§ **What is needed**:
Retype only what runs from the beginning of the data through the line with "fig = plt.figure(figsize=(8.74, 3.32), dpi=100)"; please omit the pictures and keep every line exact.

§ **Input data**:
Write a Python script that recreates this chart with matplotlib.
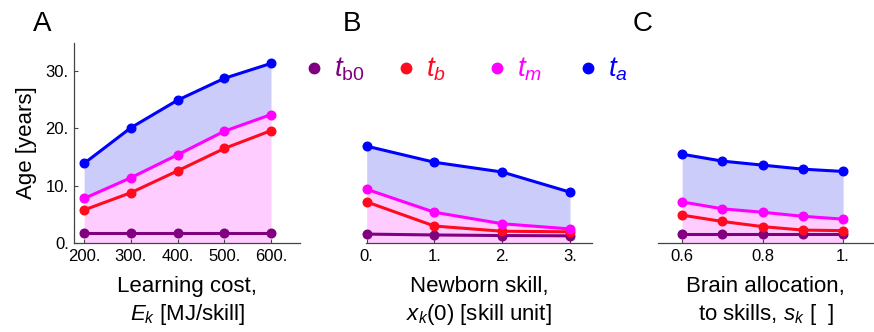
import matplotlib
matplotlib.use('Agg')
import matplotlib.pyplot as plt

plt.rcParams['font.family'] = 'Liberation Sans'
plt.rcParams['mathtext.fontset'] = 'custom'
plt.rcParams['mathtext.rm'] = 'Liberation Sans'
plt.rcParams['mathtext.it'] = 'Liberation Sans:italic'

# panel A: learning cost
cost = [200, 300, 400, 500, 600]
A_tb0 = [1.75, 1.75, 1.75, 1.75, 1.75]
A_tb = [5.8, 8.8, 12.6, 16.5, 19.6]
A_tm = [7.8, 11.4, 15.4, 19.5, 22.4]
A_ta = [13.9, 20.1, 24.9, 28.7, 31.3]

# panel B: newborn skill
skill0 = [0, 1, 2, 3]
B_tb0 = [1.6, 1.45, 1.35, 1.3]
B_tb = [7.2, 3.0, 2.1, 2.0]
B_tm = [9.4, 5.4, 3.4, 2.5]
B_ta = [16.9, 14.1, 12.4, 8.9]

# panel C: brain allocation to skills
alloc = [0.6, 0.7, 0.8, 0.9, 1.0]
C_tb0 = [1.55, 1.55, 1.55, 1.55, 1.55]
C_tb = [4.9, 3.8, 2.9, 2.3, 2.2]
C_tm = [7.2, 6.0, 5.4, 4.7, 4.2]
C_ta = [15.5, 14.3, 13.6, 12.9, 12.5]

c_tb0 = '#800080'
c_tb = '#ff0a1e'
c_tm = '#ff00ff'
c_ta = '#0000ff'
axcol = '#444444'

fig = plt.figure(figsize=(8.74, 3.32), dpi=100)

bot = 88.7 / 332
hgt = 200.6 / 332
axA = fig.add_axes([74.3 / 874, bot, 225.7 / 874, hgt])
axB = fig.add_axes([366 / 874, bot, 225.7 / 874, hgt])
axC = fig.add_axes([658 / 874, bot, 215.3 / 874, hgt])


def panel(ax, x, tb0, tb, tm, ta):
    ax.fill_between(x, 0, tm, color='#ffccff', lw=0, zorder=1)
    ax.fill_between(x, tm, ta, color='#ccccfa', lw=0, zorder=1)
    for y, c in [(tb0, c_tb0), (tb, c_tb), (tm, c_tm), (ta, c_ta)]:
        ax.plot(x, y, color=c, lw=2.2, marker='o', ms=6.2, zorder=3,
                clip_on=False)
    ax.set_ylim(0, 34.9)
    for s in ['top', 'right']:
        ax.spines[s].set_visible(False)
    ax.spines['bottom'].set_color(axcol)
    ax.spines['left'].set_color(axcol)
    ax.spines['bottom'].set_linewidth(0.9)
    ax.spines['left'].set_linewidth(0.9)
    ax.tick_params(direction='in', length=3, width=0.8, color=axcol,
                   labelsize=12, pad=4)
    ax.patch.set_alpha(0)


panel(axA, cost, A_tb0, A_tb, A_tm, A_ta)
panel(axB, skill0, B_tb0, B_tb, B_tm, B_ta)
panel(axC, alloc, C_tb0, C_tb, C_tm, C_ta)

axA.set_xlim(179, 662)
axA.set_xticks(cost)
axA.set_xticklabels(['200.', '300.', '400.', '500.', '600.'])
axA.set_yticks([0, 10, 20, 30])
axA.set_yticklabels(['0.', '10.', '20.', '30.'])
axA.set_ylabel('Age [years]', fontsize=16, labelpad=6)

axB.set_xlim(-0.01, 3.32)
axB.set_xticks(skill0)
axB.set_xticklabels(['0.', '1.', '2.', '3.'])

axC.set_xlim(0.54, 1.075)
axC.set_xticks([0.6, 0.8, 1.0])
axC.set_xticklabels(['0.6', '0.8', '1.'])

for ax in (axB, axC):
    ax.spines['left'].set_visible(False)
    ax.set_yticks([])

for ax, txt in [(axA, 'Learning cost,\n$E_k$ [MJ/skill]'),
                (axB, 'Newborn skill,\n$x_k$(0) [skill unit]'),
                (axC, 'Brain allocation,\nto skills, $s_k$ [  ]')]:
    ax.set_xlabel(txt, fontsize=16, linespacing=1.25, labelpad=9)

for lab, xp in [('A', 42), ('B', 352), ('C', 643)]:
    fig.text(xp / 874, 1 - 24 / 332, lab, fontsize=20, ha='center',
             va='center')

# legend row drawn in pixel coordinates
lg = fig.add_axes([0, 0, 1, 1])
lg.set_xlim(0, 874)
lg.set_ylim(332, 0)
lg.axis('off')
names = [r'$t_{\mathrm{b0}}$', r'$t_b$', r'$t_m$', r'$t_a$']
cols = [c_tb0, c_tb, c_tm, c_ta]
dot_x = [314, 406, 497, 588]
for name, c, xd in zip(names, cols, dot_x):
    lg.plot([xd], [68], 'o', ms=7.5, color=c)
    lg.text(xd + 20, 69, name, color=c, fontsize=20, ha='left',
            va='center')

fig.savefig('out.png', dpi=100)
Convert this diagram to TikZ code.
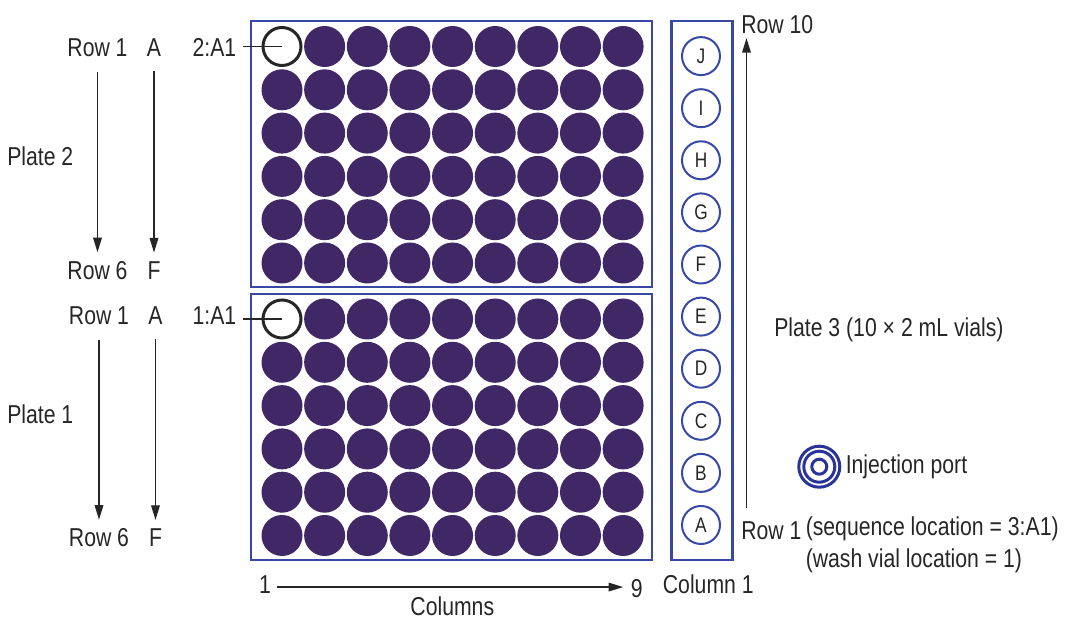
\documentclass[tikz,border=0pt]{standalone}
\usepackage{fontspec}
\setmainfont{Liberation Sans}[FakeStretch=0.82]
\usetikzlibrary{arrows.meta}
\definecolor{wellc}{RGB}{64,40,102}
\definecolor{platec}{RGB}{55,72,165}
\definecolor{portc}{RGB}{42,52,152}
\definecolor{inkc}{RGB}{38,38,38}
\begin{document}
\begin{tikzpicture}[x=0.75pt,y=-0.75pt,declare function={dx=42.64;dy=43.3;},
		font=\fontsize{19.4}{23}\selectfont,
		lbl/.style={inner sep=0pt,text=inkc,anchor=base},
		arr/.style={draw=inkc,line width=1pt,-{Triangle[length=11pt,width=6.5pt]}},
		lead/.style={draw=inkc,line width=1pt},
		plate/.style={draw=platec,line width=1.75pt},
		vial/.style={circle,draw=platec,line width=1.5pt,minimum size=28.5pt,inner sep=0pt,
			text=inkc,font=\fontsize{15.8}{18}\selectfont}]
	\useasboundingbox (0,0) rectangle (1065,620);
	\draw[plate] (251,21) rectangle (652,287) (251,294) rectangle (652,560) (671.5,21) rectangle (732.5,560);
	\foreach \p/\y in {2/46.5, 1/319}{
		\foreach \i in {0,...,8}
			\foreach \j in {0,...,5}{
				\ifnum\numexpr\i+\j\relax>0 \fill[wellc] ({282+\i*dx},{\y+\j*dy}) circle (20.5);\fi
			}
		\path (282,\y) coordinate (W\p);
		\draw[inkc,line width=2.25pt,fill=white] (W\p) circle (19);
	}
	\foreach \p/\a/\b/\x/\q in {2/57/279.3/97.5/166, 1/325/546.7/99/423.3}{
		\node[lbl] (R1\p) at (\x,\a) {Row 1};
		\node[lbl] (A\p) at (\x+56.5,\a) {A};
		\node[lbl] (R6\p) at (\x,\b) {Row 6};
		\node[lbl] (F\p) at (\x+56.5,\b) {F};
		\node[lbl,anchor=base west] (P\p) at (7,\q) {Plate \p};
		\node[lbl,anchor=base east] (L\p) at (236.5,\a) {\p:A1};
		\draw[arr,shorten <=10.5pt,shorten >=6.5pt] (R1\p.south) -- (R6\p.north);
		\draw[arr,shorten <=10.5pt,shorten >=6.5pt] (A\p.south) -- (F\p.north);
		\draw[lead,shorten >=4.5pt] (W\p) -- (W\p -| L\p.east);
	}
	\foreach \t [count=\k from 0] in {A,B,C,D,E,F,G,H,I,J}
		\node[vial] (V\t) at (701,{525-\k*52.1}) {\t};
	\path (746.5,508) coordinate (up0) (746.5,38) coordinate (up1) (819.3,466.7) coordinate (port);
	\draw[arr] (up0) -- (up1);
	\foreach \r in {20.5,15.5,7.5}
		\draw[portc,line width=2.25pt] (port) circle (\r);
	\node[lbl,anchor=base west] (R10) at (741,33.5) {Row 10};
	\node[lbl,anchor=base west] (R1r) at (741,539) {Row 1};
	\node[lbl,anchor=base west] (seq) at (805.5,536) {(sequence location = 3:A1)};
	\node[lbl,anchor=base west] (wash) at (805.5,567) {(wash vial location = 1)};
	\node[lbl,anchor=base west] (P3) at (774,336.7) {Plate 3 (10 × 2 mL vials)};
	\node[lbl,anchor=base west] (inj) at (845.5,473.3) {Injection port};
	\node[lbl] (col1) at (708.3,593.3) {Column 1};
	\node[lbl] (c1) at (265,593.3) {1};
	\node[lbl] (c9) at (636.7,597) {9};
	\node[lbl] (cols) at (452.3,615.5) {Columns};
	\draw[arr,shorten <=4.5pt,shorten >=5.5pt] ([yshift=-2pt]c1.east) -- ([yshift=-2pt]c1.east -| c9.west);
\end{tikzpicture}
\end{document}
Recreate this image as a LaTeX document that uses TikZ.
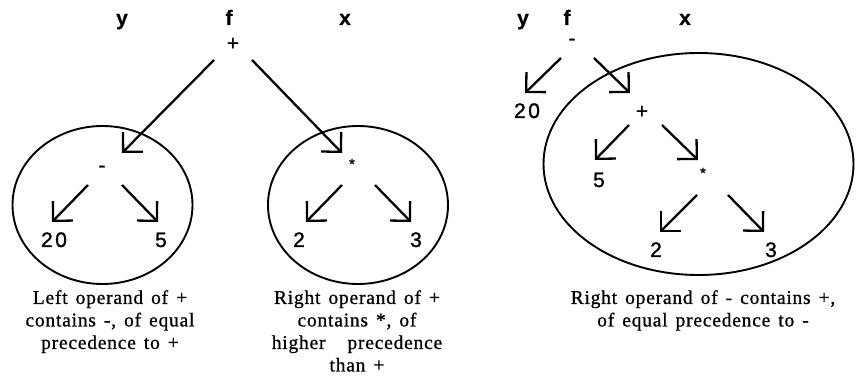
\documentclass[tikz,border=0pt]{standalone}
\usepackage{fontspec}
\setmainfont{Liberation Serif}
\newfontfamily\lblfont[FakeBold=1.2]{Liberation Sans}
\newfontfamily\varfont[FakeBold=0.6]{Liberation Sans Bold}
\newfontfamily\numfont[LetterSpace=12,FakeBold=1.2]{Liberation Sans}
\newfontfamily\capfont[LetterSpace=4,FakeBold=0.8]{Liberation Serif}
\newcommand\mycapstyle{\capfont\fontsize{19.5}{22.5}\selectfont\spaceskip=8pt plus 2pt\relax}
\usetikzlibrary{arrows.meta}
\begin{document}
\begin{tikzpicture}[x=1pt,y=-1pt,
  varlbl/.style={font=\varfont\fontsize{21}{24}\selectfont, anchor=base, inner sep=0},
  numlbl/.style={font=\numfont\fontsize{21}{24}\selectfont, anchor=base, inner sep=0},
  oplbl/.style={font=\lblfont\fontsize{21}{24}\selectfont, inner sep=0},
  starlbl/.style={font=\lblfont\fontsize{15}{18}\selectfont, inner sep=0},
  captxt/.style={font=\mycapstyle, align=center, anchor=north, inner sep=0},
  arr/.style={line width=2.3pt, -{Straight Barb[length=14pt,width=28pt]}},
  grp/.style={line width=1.9pt}]
\useasboundingbox (0,0) rectangle (863,377);

% ---- left picture ----
\node[varlbl] (y1) at (122,25) {y};
\node[varlbl] (f1) at (229,25) {f};
\node[varlbl] (x1) at (345,25) {x};
\node[oplbl] (plus1) at (233,44) {+};
\node[oplbl] (minus1) at (102,169) {-};
\node[starlbl] (star1) at (352,164) {*};
\node[numlbl] (n20a) at (54,247) {20};
\node[numlbl] (n5a) at (161,247) {5};
\node[numlbl] (n2a) at (299,247) {2};
\node[numlbl] (n3a) at (416,247) {3};

\coordinate (a1s) at (214,60);  \coordinate (a1e) at (122,153);
\coordinate (a2s) at (252,60);  \coordinate (a2e) at (342,153);
\coordinate (a3s) at (88,185);  \coordinate (a3e) at (52,222);
\coordinate (a4s) at (122,185); \coordinate (a4e) at (158,222);
\coordinate (a5s) at (342,185); \coordinate (a5e) at (306,222);
\coordinate (a6s) at (375,185); \coordinate (a6e) at (411,222);
\draw[arr] (a1s) -- (a1e);
\draw[arr] (a2s) -- (a2e);
\draw[arr] (a3s) -- (a3e);
\draw[arr] (a4s) -- (a4e);
\draw[arr] (a5s) -- (a5e);
\draw[arr] (a6s) -- (a6e);

\draw[grp] (102.5,205) ellipse[x radius=90, y radius=79];
\draw[grp] (358,205) ellipse[x radius=90, y radius=79];

\node[captxt] (capL) at (110,290) {Left operand of +\\contains -, of equal\\precedence to +};
\node[captxt] (capR) at (357,290) {Right operand of +\\contains *, of\\higher\hspace{14pt} precedence\\than +};

% ---- right picture ----
\node[varlbl] (y2) at (523,25) {y};
\node[varlbl] (f2) at (567,25) {f};
\node[varlbl] (x2) at (685,25) {x};
\node[oplbl] (minus2) at (572,42) {-};
\node[oplbl] (plus2) at (642,112) {+};
\node[starlbl] (star2) at (703,173) {*};
\node[numlbl] (n20b) at (527,118) {20};
\node[numlbl] (n5b) at (599,187) {5};
\node[numlbl] (n2b) at (656,257) {2};
\node[numlbl] (n3b) at (771,257) {3};

\coordinate (b1s) at (561,58);  \coordinate (b1e) at (525,93);
\coordinate (b2s) at (594,58);  \coordinate (b2e) at (630,93);
\coordinate (b3s) at (629,125); \coordinate (b3e) at (595,160);
\coordinate (b4s) at (662,125); \coordinate (b4e) at (698,160);
\coordinate (b5s) at (697,195); \coordinate (b5e) at (660,232);
\coordinate (b6s) at (728,195); \coordinate (b6e) at (764,232);
\draw[arr] (b1s) -- (b1e);
\draw[arr] (b2s) -- (b2e);
\draw[arr] (b3s) -- (b3e);
\draw[arr] (b4s) -- (b4e);
\draw[arr] (b5s) -- (b5e);
\draw[arr] (b6s) -- (b6e);

\draw[grp] (698.5,164) ellipse[x radius=155, y radius=111];

\node[captxt] (capB) at (703,290) {Right operand of - contains +,\\of equal precedence to -};
\end{tikzpicture}
\end{document}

§ **Problem solution**:
Write a Python script that recreates this chart with matplotlib.
import matplotlib
matplotlib.use('Agg')
import matplotlib.pyplot as plt

plt.rcParams['font.family'] = 'Liberation Sans'
plt.rcParams['mathtext.fontset'] = 'custom'
plt.rcParams['mathtext.rm'] = 'Liberation Sans'
plt.rcParams['mathtext.it'] = 'Liberation Sans:italic'

# panel A: learning cost
cost = [200, 300, 400, 500, 600]
A_tb0 = [1.75, 1.75, 1.75, 1.75, 1.75]
A_tb = [5.8, 8.8, 12.6, 16.5, 19.6]
A_tm = [7.8, 11.4, 15.4, 19.5, 22.4]
A_ta = [13.9, 20.1, 24.9, 28.7, 31.3]

# panel B: newborn skill
skill0 = [0, 1, 2, 3]
B_tb0 = [1.6, 1.45, 1.35, 1.3]
B_tb = [7.2, 3.0, 2.1, 2.0]
B_tm = [9.4, 5.4, 3.4, 2.5]
B_ta = [16.9, 14.1, 12.4, 8.9]

# panel C: brain allocation to skills
alloc = [0.6, 0.7, 0.8, 0.9, 1.0]
C_tb0 = [1.55, 1.55, 1.55, 1.55, 1.55]
C_tb = [4.9, 3.8, 2.9, 2.3, 2.2]
C_tm = [7.2, 6.0, 5.4, 4.7, 4.2]
C_ta = [15.5, 14.3, 13.6, 12.9, 12.5]

c_tb0 = '#800080'
c_tb = '#ff0a1e'
c_tm = '#ff00ff'
c_ta = '#0000ff'
axcol = '#444444'

fig = plt.figure(figsize=(8.74, 3.32), dpi=100)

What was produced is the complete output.